WHAT TO WORK ON> Copy the data precisely, character for character, and leave out every picture.

GIVEN INFORMATION>
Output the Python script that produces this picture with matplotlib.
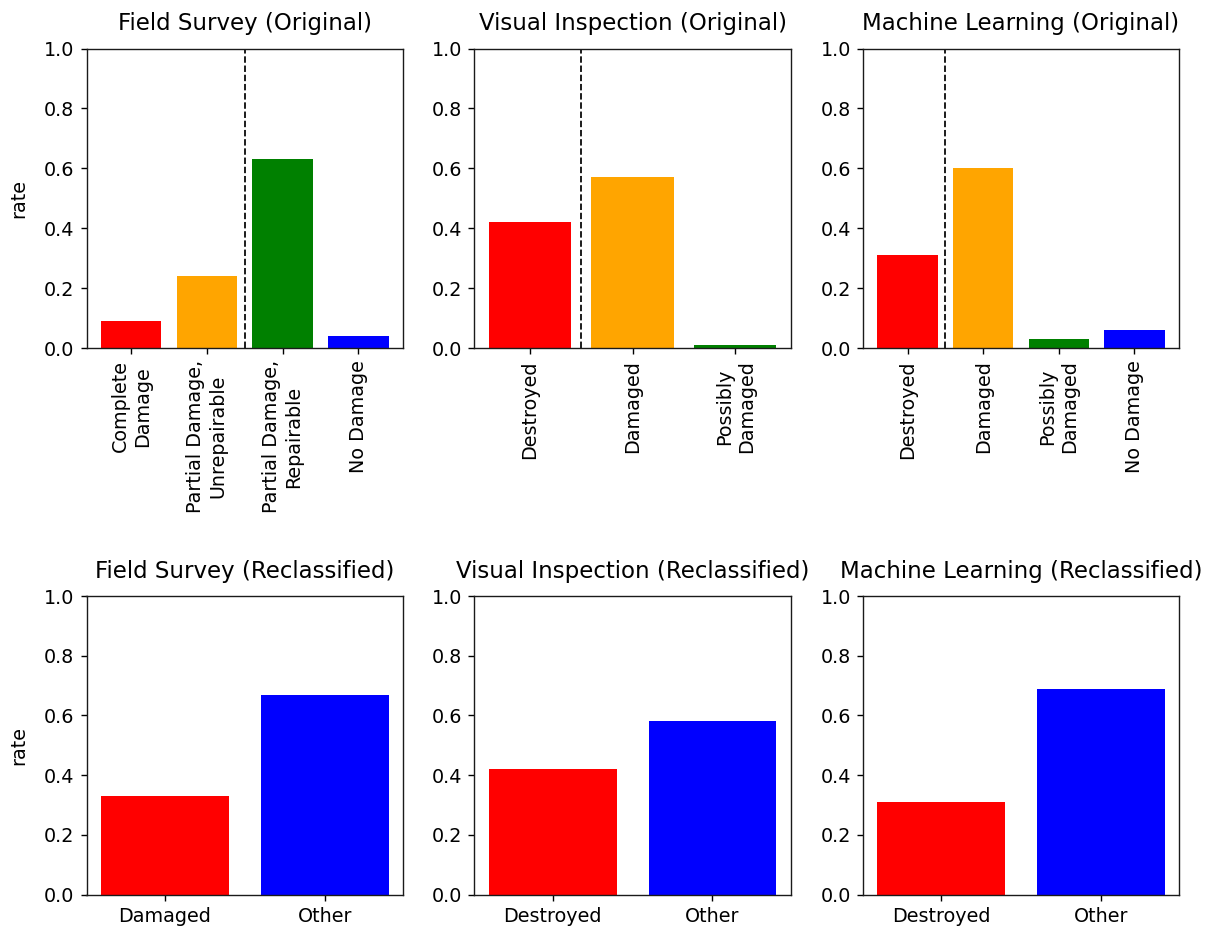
import matplotlib
matplotlib.use("Agg")
import matplotlib.pyplot as plt

# Original damage classes per assessment method
field_labels = ["Complete\nDamage", "Partial Damage,\nUnrepairable",
                "Partial Damage,\nRepairable", "No Damage"]
field_rates = [0.09, 0.24, 0.63, 0.04]

visual_labels = ["Destroyed", "Damaged", "Possibly\nDamaged"]
visual_rates = [0.42, 0.57, 0.01]

ml_labels = ["Destroyed", "Damaged", "Possibly\nDamaged", "No Damage"]
ml_rates = [0.31, 0.60, 0.03, 0.06]

# Reclassified into two groups
field_re_labels = ["Damaged", "Other"]
field_re_rates = [0.33, 0.67]

visual_re_labels = ["Destroyed", "Other"]
visual_re_rates = [0.42, 0.58]

ml_re_labels = ["Destroyed", "Other"]
ml_re_rates = [0.31, 0.69]

four_colors = ["red", "orange", "green", "blue"]
two_colors = ["red", "blue"]

plt.rcParams.update({
    "font.size": 11,
    "xtick.labelsize": 11,
    "ytick.labelsize": 11,
    "axes.labelsize": 11,
    "axes.titlesize": 13.2,
    "axes.edgecolor": "#1a1a1a",
})

W, H, DPI = 1218, 931, 125
fig = plt.figure(figsize=(W / DPI, H / DPI), dpi=DPI)

lefts = [86.5, 474.3, 863.0]
widths = [316.5, 316.5, 316.0]
top_row = (48.5, 348.0)
bot_row = (596.0, 894.5)


def make_axes(col, row):
    x0 = lefts[col] / W
    w = widths[col] / W
    y_top, y_bot = row
    return fig.add_axes([x0, 1 - y_bot / H, w, (y_bot - y_top) / H])


panels_top = [
    ("Field Survey (Original)", field_labels, field_rates, 1.5),
    ("Visual Inspection (Original)", visual_labels, visual_rates, 0.5),
    ("Machine Learning (Original)", ml_labels, ml_rates, 0.5),
]
panels_bot = [
    ("Field Survey (Reclassified)", field_re_labels, field_re_rates),
    ("Visual Inspection (Reclassified)", visual_re_labels, visual_re_rates),
    ("Machine Learning (Reclassified)", ml_re_labels, ml_re_rates),
]

for i, (title, labels, rates, split) in enumerate(panels_top):
    ax = make_axes(i, top_row)
    x = list(range(len(labels)))
    ax.bar(x, rates, color=four_colors[:len(labels)])
    ax.axvline(split, color="black", linestyle="--", linewidth=1.0)
    ax.set_xticks(x)
    ax.set_xticklabels(labels, rotation=90)
    ax.set_ylim(0, 1.0)
    ax.set_title(title, pad=10.5)
    if i == 0:
        ax.set_ylabel("rate", labelpad=9)

for i, (title, labels, rates) in enumerate(panels_bot):
    ax = make_axes(i, bot_row)
    x = list(range(len(labels)))
    ax.bar(x, rates, color=two_colors)
    ax.set_xticks(x)
    ax.set_xticklabels(labels)
    ax.set_ylim(0, 1.0)
    ax.set_title(title, pad=10.5)
    if i == 0:
        ax.set_ylabel("rate", labelpad=9)

fig.savefig("out.png", dpi=DPI)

TASK RESPONSE>
Output the Python script that produces this picture with matplotlib.
import matplotlib
matplotlib.use("Agg")
import matplotlib.pyplot as plt

# Original damage classes per assessment method
field_labels = ["Complete\nDamage", "Partial Damage,\nUnrepairable",
                "Partial Damage,\nRepairable", "No Damage"]
field_rates = [0.09, 0.24, 0.63, 0.04]

visual_labels = ["Destroyed", "Damaged", "Possibly\nDamaged"]
visual_rates = [0.42, 0.57, 0.01]

ml_labels = ["Destroyed", "Damaged", "Possibly\nDamaged", "No Damage"]
ml_rates = [0.31, 0.60, 0.03, 0.06]

# Reclassified into two groups
field_re_labels = ["Damaged", "Other"]
field_re_rates = [0.33, 0.67]

visual_re_labels = ["Destroyed", "Other"]
visual_re_rates = [0.42, 0.58]

ml_re_labels = ["Destroyed", "Other"]
ml_re_rates = [0.31, 0.69]

four_colors = ["red", "orange", "green", "blue"]
two_colors = ["red", "blue"]

plt.rcParams.update({
    "font.size": 11,
    "xtick.labelsize": 11,
    "ytick.labelsize": 11,
    "axes.labelsize": 11,
    "axes.titlesize": 13.2,
    "axes.edgecolor": "#1a1a1a",
})

W, H, DPI = 1218, 931, 125
fig = plt.figure(figsize=(W / DPI, H / DPI), dpi=DPI)

lefts = [86.5, 474.3, 863.0]
widths = [316.5, 316.5, 316.0]
top_row = (48.5, 348.0)
bot_row = (596.0, 894.5)


def make_axes(col, row):
    x0 = lefts[col] / W
    w = widths[col] / W
    y_top, y_bot = row
    return fig.add_axes([x0, 1 - y_bot / H, w, (y_bot - y_top) / H])


panels_top = [
    ("Field Survey (Original)", field_labels, field_rates, 1.5),
    ("Visual Inspection (Original)", visual_labels, visual_rates, 0.5),
    ("Machine Learning (Original)", ml_labels, ml_rates, 0.5),
]
panels_bot = [
    ("Field Survey (Reclassified)", field_re_labels, field_re_rates),
    ("Visual Inspection (Reclassified)", visual_re_labels, visual_re_rates),
    ("Machine Learning (Reclassified)", ml_re_labels, ml_re_rates),
]

for i, (title, labels, rates, split) in enumerate(panels_top):
    ax = make_axes(i, top_row)
    x = list(range(len(labels)))
    ax.bar(x, rates, color=four_colors[:len(labels)])
    ax.axvline(split, color="black", linestyle="--", linewidth=1.0)
    ax.set_xticks(x)
    ax.set_xticklabels(labels, rotation=90)
    ax.set_ylim(0, 1.0)
    ax.set_title(title, pad=10.5)
    if i == 0:
        ax.set_ylabel("rate", labelpad=9)

for i, (title, labels, rates) in enumerate(panels_bot):
    ax = make_axes(i, bot_row)
    x = list(range(len(labels)))
    ax.bar(x, rates, color=two_colors)
    ax.set_xticks(x)
    ax.set_xticklabels(labels)
    ax.set_ylim(0, 1.0)
    ax.set_title(title, pad=10.5)
    if i == 0:
        ax.set_ylabel("rate", labelpad=9)

fig.savefig("out.png", dpi=DPI)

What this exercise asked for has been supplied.